Il urinait dans une ruelle, il a fini à l’hôpital, blessé après une altercation avec la police. Le cas d’un homme dans la trentaine interpellé par un patrouilleur il y a trois ans suscite plusieurs questions sur l’emploi de la force, même si l’agent a suivi les règles. Le DPCP a d’ailleurs annoncé la semaine dernière que ce dossier pris en charge par le BEI à l’époque ne ferait l’objet d’aucune accusation.

L’intervention se déroule un soir d’été en 2021. Le suspect est alors en train d’uriner dans une ruelle. L’homme de 36 ans, dont l’identité n’est pas révélée par les autorités, tourne le dos au policier. Il est en patins à roues alignées.
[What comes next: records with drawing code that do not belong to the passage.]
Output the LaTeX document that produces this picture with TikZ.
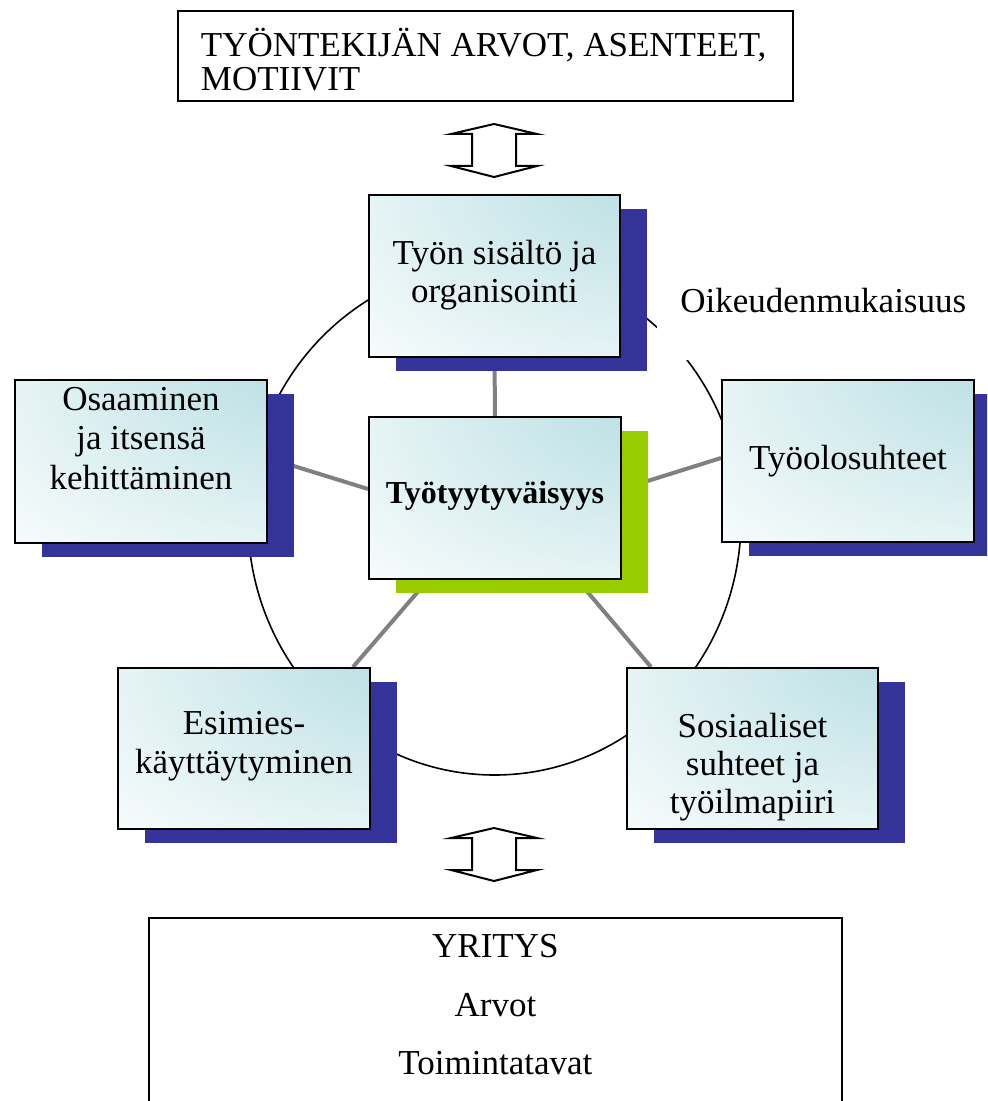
\documentclass[tikz,border=0pt]{standalone}
\usepackage{fontspec}
\setmainfont{Liberation Serif}
\usetikzlibrary{shadows,calc}
\definecolor{glowc}{RGB}{187,224,228}
\definecolor{navyshadow}{RGB}{51,51,153}
\definecolor{limeshadow}{RGB}{153,204,0}
\definecolor{spokegray}{RGB}{128,128,128}
% light cyan glow in the upper right corner of each card, fading to white
\pgfdeclareradialshading{cornerglow}{\pgfpoint{50bp}{50bp}}{color(0bp)=(glowc); color(18bp)=(glowc); color(68bp)=(white); color(100bp)=(white)}
\newcommand\cstack[1]{\begin{tabular}[t]{@{}c@{}}#1\end{tabular}}
\newcommand\lstack[1]{\begin{tabular}[t]{@{}l@{}}#1\end{tabular}}
\pgfdeclarelayer{background}
\pgfsetlayers{background,main}
\begin{document}
\begin{tikzpicture}[x=0.5pt,y=-0.5pt,
  every node/.style={inner sep=0pt},
  txt/.style={font=\fontsize{17.5pt}{19.5pt}\selectfont},
  card/.style={txt, draw=black, line width=1pt, shade, shading=cornerglow,
    minimum width=126pt, anchor=north west},
  blueshadow/.style={drop shadow={shadow xshift=13.5pt, shadow yshift=-7pt,
    fill=navyshadow, opacity=1}},
  greenshadow/.style={drop shadow={shadow xshift=13.5pt, shadow yshift=-7pt,
    fill=limeshadow, opacity=1}},
  spoke/.style={draw=spokegray, line width=2pt},
  plainbox/.style={txt, draw=black, line width=0.9pt, fill=white, anchor=north west},
  updown/.pic={
    \draw[line width=1pt, fill=white, line join=miter]
      (0,-26.5) -- (-43,-16.5) -- (-22,-16.5) -- (-22,15.5) -- (-43,15.5)
      -- (0,26.5) -- (43,15.5) -- (22,15.5) -- (22,-16.5) -- (43,-16.5) -- cycle;
  },
]
\useasboundingbox (0,0) rectangle (987,1101);
\clip (0,0) rectangle (987,1101);

% header box
\node[plainbox, inner xsep=11.5pt, text height=23pt, text depth=22pt,
  font=\fontsize{17.5pt}{17pt}\selectfont] (values) at (177,10)
  {\makebox[284.5pt][l]{\lstack{TYÖNTEKIJÄN ARVOT, ASENTEET,\\MOTIIVIT}}};

\pic (arrowtop) at (494,150.5) {updown};
\pic (arrowbottom) at (494,854.5) {updown};

% cards
\node[card, blueshadow, minimum width=125.5pt, text height=35pt, text depth=46pt,
  font=\fontsize{17.5pt}{19pt}\selectfont] (content) at (368,194)
  {\cstack{Työn sisältö ja\\organisointi}};
\node[card, greenshadow, text height=43pt, text depth=38pt,
  font=\fontsize{16pt}{19pt}\selectfont\bfseries] (sat) at (368,416)
  {Työtyytyväisyys};
\node[card, blueshadow, text height=15pt, text depth=66.5pt,
  font=\fontsize{17.5pt}{19.75pt}\selectfont] (skills) at (14,379)
  {\cstack{Osaaminen\\ja itsensä\\kehittäminen}};
\node[card, blueshadow, text height=44.5pt, text depth=36.5pt] (conditions) at (721,379)
  {Työolosuhteet};
\node[card, blueshadow, text height=33pt, text depth=47.5pt] (boss) at (117,667)
  {\cstack{Esimies-\\käyttäytyminen}};
\node[card, blueshadow, minimum width=125.5pt, text height=34.5pt, text depth=46pt,
  font=\fontsize{17.5pt}{19pt}\selectfont] (social) at (626,667)
  {\cstack{Sosiaaliset\\suhteet ja\\työilmapiiri}};

% label on the ring
\node[txt, fill=white, anchor=base west, inner xsep=11.5pt, text depth=23.5pt]
  (fair) at (657,313) {Oikeudenmukaisuus};

% company box
\node[plainbox, minimum width=346.5pt, text height=20pt, text depth=81.5pt,
  font=\fontsize{17.5pt}{29.25pt}\selectfont] (firm) at (148,917)
  {\cstack{YRITYS\\Arvot\\Toimintatavat}};

\begin{pgfonlayer}{background}
  \coordinate (ringc) at (494.5,519.5);
  \draw[line width=0.8pt] (ringc) ellipse [x radius=246.5, y radius=255.5];
  \draw[spoke] (content.south) -- (sat.north);
  \draw[spoke] ($(skills.east)+(0,-3.5)$) -- ($(sat.west)+(0,-9)$);
  \draw[spoke] ($(sat.east)+(0,-9)$) -- ($(conditions.west)+(0,-3)$);
  \draw[spoke] ($(sat.south)+(-67,0)$) -- ($(boss.north)+(109,0)$);
  \draw[spoke] ($(sat.south)+(82.4,0)$) -- ($(social.north)+(-101.5,0)$);
\end{pgfonlayer}
\end{tikzpicture}
\end{document}
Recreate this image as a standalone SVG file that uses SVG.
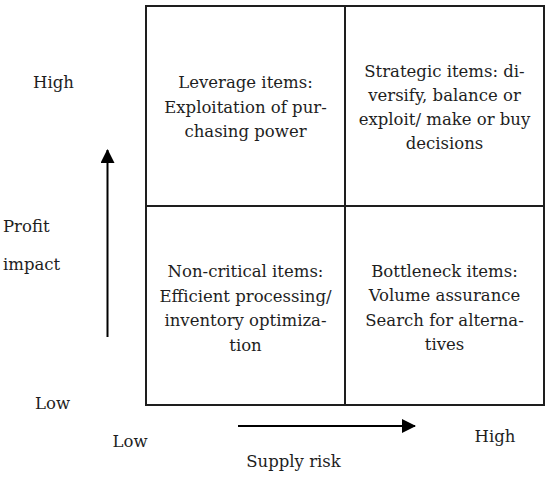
<svg xmlns="http://www.w3.org/2000/svg" width="550" height="478" viewBox="0 0 550 478">
  <style>
    text { font-family: "DejaVu Serif", "Liberation Serif", serif; font-size: 16.5px; fill: #1e1e1e; }
    .c { text-anchor: middle; }
    .cell { fill: none; stroke: #1e1e1e; stroke-width: 2; }
    .axis { stroke: #000; stroke-width: 2; fill: none; }
  </style>
  <defs>
    <marker id="ah" viewBox="0 0 14 14" refX="13" refY="7" markerWidth="14" markerHeight="14" markerUnits="userSpaceOnUse" orient="auto">
      <path d="M0,0 L14,7 L0,14 Z" fill="#000"/>
    </marker>
  </defs>
  <rect width="550" height="478" fill="#fff"/>

  <g id="leverage">
    <rect class="cell" x="146" y="6" width="199" height="200"/>
    <text class="c" x="245.5" y="88">Leverage items:</text>
    <text class="c" x="245.5" y="112.5">Exploitation of pur-</text>
    <text class="c" x="245.5" y="137">chasing power</text>
  </g>
  <g id="strategic">
    <rect class="cell" x="345" y="6" width="199" height="200"/>
    <text class="c" x="444.5" y="77">Strategic items: di-</text>
    <text class="c" x="444.5" y="101">versify, balance or</text>
    <text class="c" x="444.5" y="125">exploit/ make or buy</text>
    <text class="c" x="444.5" y="149">decisions</text>
  </g>
  <g id="noncritical">
    <rect class="cell" x="146" y="206" width="199" height="199"/>
    <text class="c" x="245.5" y="277">Non-critical items:</text>
    <text class="c" x="245.5" y="301.5">Efficient processing/</text>
    <text class="c" x="245.5" y="326">inventory optimiza-</text>
    <text class="c" x="245.5" y="350.5">tion</text>
  </g>
  <g id="bottleneck">
    <rect class="cell" x="345" y="206" width="199" height="199"/>
    <text class="c" x="444.5" y="276.5">Bottleneck items:</text>
    <text class="c" x="444.5" y="301">Volume assurance</text>
    <text class="c" x="444.5" y="325.5">Search for alterna-</text>
    <text class="c" x="444.5" y="350">tives</text>
  </g>

  <g id="y-axis-labels">
    <text class="c" x="53.5" y="88">High</text>
    <text x="3" y="232">Profit</text>
    <text x="3" y="270">impact</text>
    <text class="c" x="52.5" y="409">Low</text>
  </g>
  <g id="x-axis-labels">
    <text class="c" x="130" y="447">Low</text>
    <text class="c" x="495" y="442">High</text>
    <text class="c" x="293.5" y="467">Supply risk</text>
  </g>

  <g id="connectors">
    <line class="axis" x1="107.5" y1="337" x2="107.5" y2="150" marker-end="url(#ah)"/>
    <line class="axis" x1="238" y1="426" x2="415" y2="426" marker-end="url(#ah)"/>
  </g>
</svg>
L’agent interpelle l’individu près de la 24e Avenue à Montréal puisqu’il contrevient au règlement municipal.

Quand on lui demande de s’identifier, le contrevenant ne donne que son prénom. Le communiqué du BEI publié à l’époque indique « qu’il donne une fausse identité au policier ».

L’individu est en état d’ébriété, selon le résumé des faits présenté par le DPCP dans un communiqué diffusé en début de semaine. Il s’éloigne du policier en prétextant qu’il veut « rentrer chez lui ».
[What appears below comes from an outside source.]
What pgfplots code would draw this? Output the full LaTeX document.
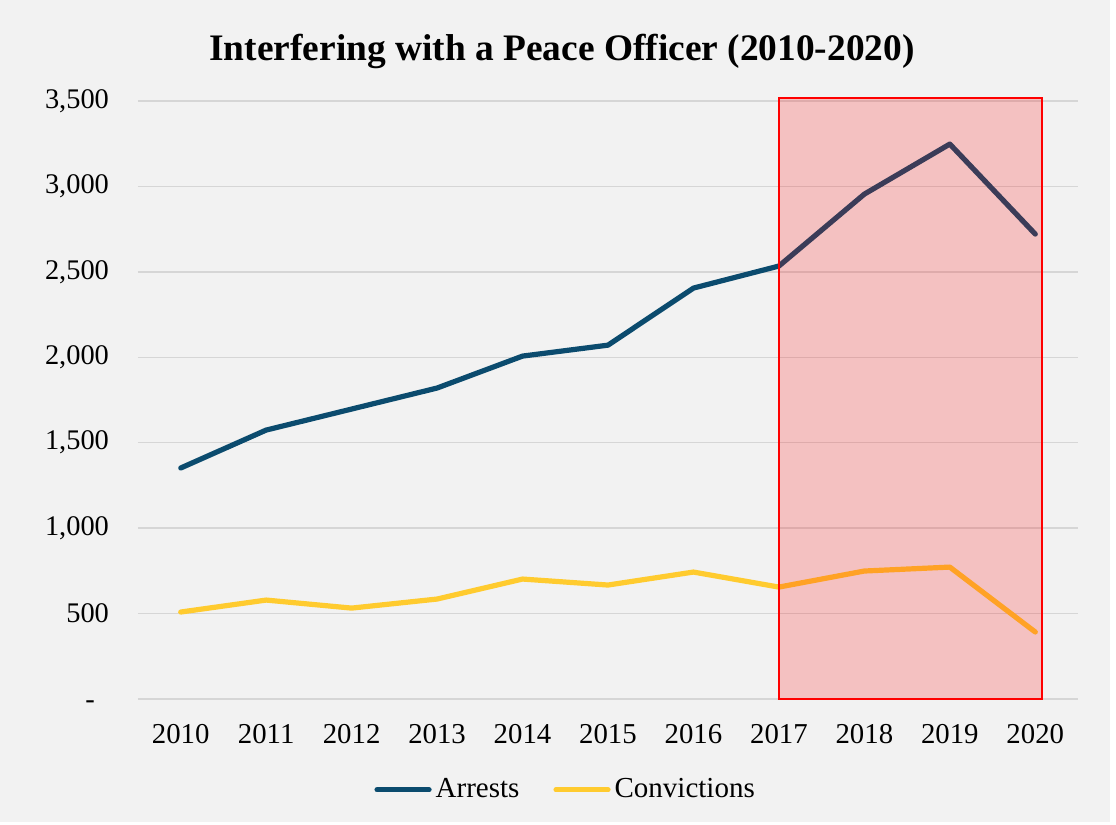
\documentclass[border=0pt]{standalone}
\usepackage{pgfplots}
\pgfplotsset{compat=1.18}
\usepackage{fontspec}
\setmainfont{Liberation Serif}
\definecolor{bgc}{HTML}{F2F2F2}
\definecolor{arr}{RGB}{11,75,110}
\definecolor{con}{RGB}{255,203,47}
\definecolor{grd}{HTML}{D6D6D6}
\begin{document}
\begin{tikzpicture}
\fill[white] (-69pt,-63pt) rectangle (489pt,349.5pt);
\fill[bgc] (-69pt,-61.5pt) rectangle (486pt,349.5pt);
\begin{axis}[
  scale only axis, width=470pt, height=299pt,
  at={(0,0)}, anchor=south west,
  xmin=2009.5, xmax=2020.5, ymin=0, ymax=3500,
  axis line style={draw=none}, major tick length=0pt,
  xtick={2010,2011,2012,2013,2014,2015,2016,2017,2018,2019,2020},
  xticklabels={2010,2011,2012,2013,2014,2015,2016,2017,2018,2019,2020},
  ytick={0,500,1000,1500,2000,2500,3000,3500},
  yticklabels={-\phantom{0},500,{1,000},{1,500},{2,000},{2,500},{3,000},{3,500}},
  xticklabel style={font=\fontsize{14.4}{16}\selectfont, yshift=-9pt},
  yticklabel style={font=\fontsize{14.2}{16}\selectfont, xshift=-11pt},
  ymajorgrids, grid style={grd, line width=0.75pt},
  clip=false,
  legend style={at={(0.456,-0.152)}, anchor=center, draw=none, fill=none,
    legend columns=2, font=\fontsize{14.5}{17}\selectfont,
    /tikz/every even column/.append style={column sep=15pt}},
  legend image code/.code={\draw[#1, line cap=round] (0pt,0pt) -- (26pt,0pt);},
]
\addplot[arr, line width=2.6pt, line join=round, line cap=round] coordinates {
(2010,1352) (2011,1574) (2012,1697) (2013,1820) (2014,2007) (2015,2071)
(2016,2405) (2017,2534) (2018,2955) (2019,3248) (2020,2721)};
\addlegendentry{Arrests}
\addplot[con, line width=2.6pt, line join=round, line cap=round] coordinates {
(2010,509) (2011,579) (2012,532) (2013,585) (2014,702) (2015,667)
(2016,743) (2017,655) (2018,749) (2019,772) (2020,392)};
\addlegendentry{Convictions}
\fill[red, fill opacity=0.2] (axis cs:2017,0) rectangle (axis cs:2020.08,3517);
\draw[red, line width=1pt] (axis cs:2017,0) rectangle (axis cs:2020.08,3517);
\end{axis}
\node[font=\bfseries\fontsize{18.7}{22}\selectfont] at (212pt,324pt) {Interfering with a Peace Officer (2010-2020)};
\end{tikzpicture}
\end{document}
Le policier agrippe alors son poignet gauche et place son bras droit autour de lui au niveau de la poitrine. Immobilisé, l’homme tente de se dégager de la prise du policier.

Ce dernier soulève l’homme du sol et tente de l’asseoir sur le trottoir afin de lui mettre les menottes. Durant la manœuvre, l’homme chute sur le dos et sa tête percute le trottoir.

Il est toujours conscient, mais le policier réalise que son état nécessite l’intervention des paramédicaux. « L’homme est transporté à l’hôpital où il reçoit les soins requis par son état de santé », précise le DPCP dans son communiqué.

« Des choix de société »

« Pour avoir le droit d’utiliser la force, ça prend quelqu’un qui viole la loi », rappelle Stéphane Wall, policier à la retraite spécialisé en emploi de la force.

PHOTO ROBERT SKINNER, ARCHIVES LA PRESSE

Le policier à la retraite Stéphane Wall

Les policiers ont également le pouvoir de chercher à établir l’identité de la personne interpellée en vertu du Code de procédure pénale. « Si la personne devant l’agent est en train de commettre une infraction, il peut l’interroger. »

Le contact initial – prendre le bras de l’individu – dans le cas cité plus haut se fait à partir du moment où le suspect ne collabore pas. « Le contact initial est fait alors que le suspect tentait de prendre la fuite. »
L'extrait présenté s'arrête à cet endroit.